If CTC Media is the representation of a conservatively managed, well capitalized media business, Grupo Prisa is most definitely the antithesis. Prisa does, however, represent a special situation investment (including a dual class structure where B shareholders have dividend preferences and conversion rights to A shares), requiring substantial due diligence for potential investors, and considerable upside should its debt issues be resolved in late 2014. Recently shareholders approved a deal to stabilize its balance sheet at its 2012 Annual Shareholder meeting whereby three actions occurred, collectively saving/infusing the business with about 700 million euros:

  • B shareholders agreed to take its dividend in A shares rather than cash.
  • A syndicate of creditor banks agreed to convert 334 million in bank debt to A shares at 1.03 euros/share, three times higher than the share price at the time of the deal.
  • Telefonica (TEF) provided a 100 euro million cash infusion in exchange for an 8% stake in the A shares (which will ultimately be diluted to 5-6% after additional outstanding warrants are exercised). I presume the investment was partly strategic, as Telefonica appears to want to fend off Carlos Slim (who bought 3.2% of the company last November at higher prices) from encroaching on its markets in Spain and Latin America.
  • Although Prisa has a weak balance sheet, Prisa owns a large collection of valuable assets (wholly or partially) throughout Spain and Latin America, including but not limited to:

  • Audiovisual: #1 pay-TV operater in Spain (Canal+) and #1 free-to-air TV operator in Portugal (TVI).
  • Press: Market leading Spanish newspapers (and internet domains), El Pais, AS and Cinco Dias.
  • Radio: #1 in Spain, Chile and Colombia for both talk and music radio; #2 in Mexico.
  • Education: #1 in textbooks in Spain, Chile, Mexico, Brazil, Colombia and Argentina; #3 in Portugal.
  • Collectively, these businesses generated over 400 million euros in EBITDA in 2011 (and 108 million in Q1 2012), during a terrible economic environment in Spain. Yet the equity is valued at about 428 million euros (but is subject to some additional dilution in the form of warrants held by Nicolas Berggruen and Martin Franklin, the two financiers and architects of the Prisa turnaround). Once the uncertainty resides around Prisa's large debt balance (either it gets paid off in full in late 2014, gets extended or the company goes bankrupt) it will become clear that the equity is misvalued - its either worth zero or exponentially more than the current value. Because Prisa has been able to attract interest from sophisticated investors and sell off portions of its assets to raise cash, I think the latter is more likely.

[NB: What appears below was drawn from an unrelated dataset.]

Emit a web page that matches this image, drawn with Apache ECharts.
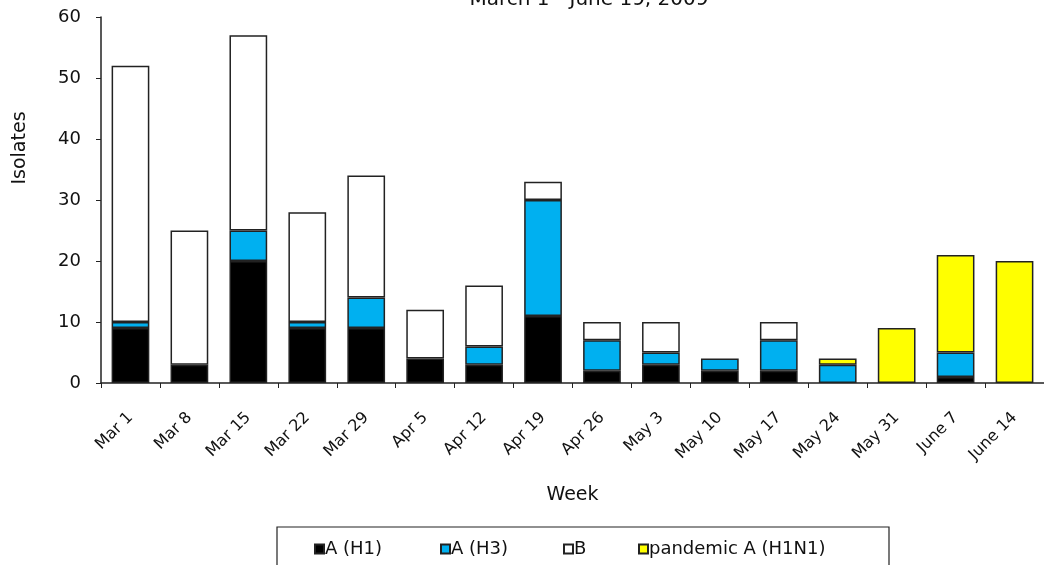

    There are a lot of details with respect to the value proposition at hand, including special financing arrangements and certain preferences for B shareholders.

    For a lucid explanation of the details, see Whitney Tilson's article and Michael Ross Seeley's article.

    Conclusion:

    Warren Buffett frequently talks about investing in companies containing economic moats; that is, businesses who are the best at what they do and stand to generate handsome economic profits because of it, and who are at less risk of relinquishing the castle from competitive forces. I believe content creation and distribution is one of the best ways to play Mr. Buffett's economic moat theory, given the bargain valuations of certain media companies and the technology proliferation allowing consumers to freely choose their content rather than have a middle man dictate the flow of content.

    Disclosure: I am long VIVHY.PK, PRIS.B.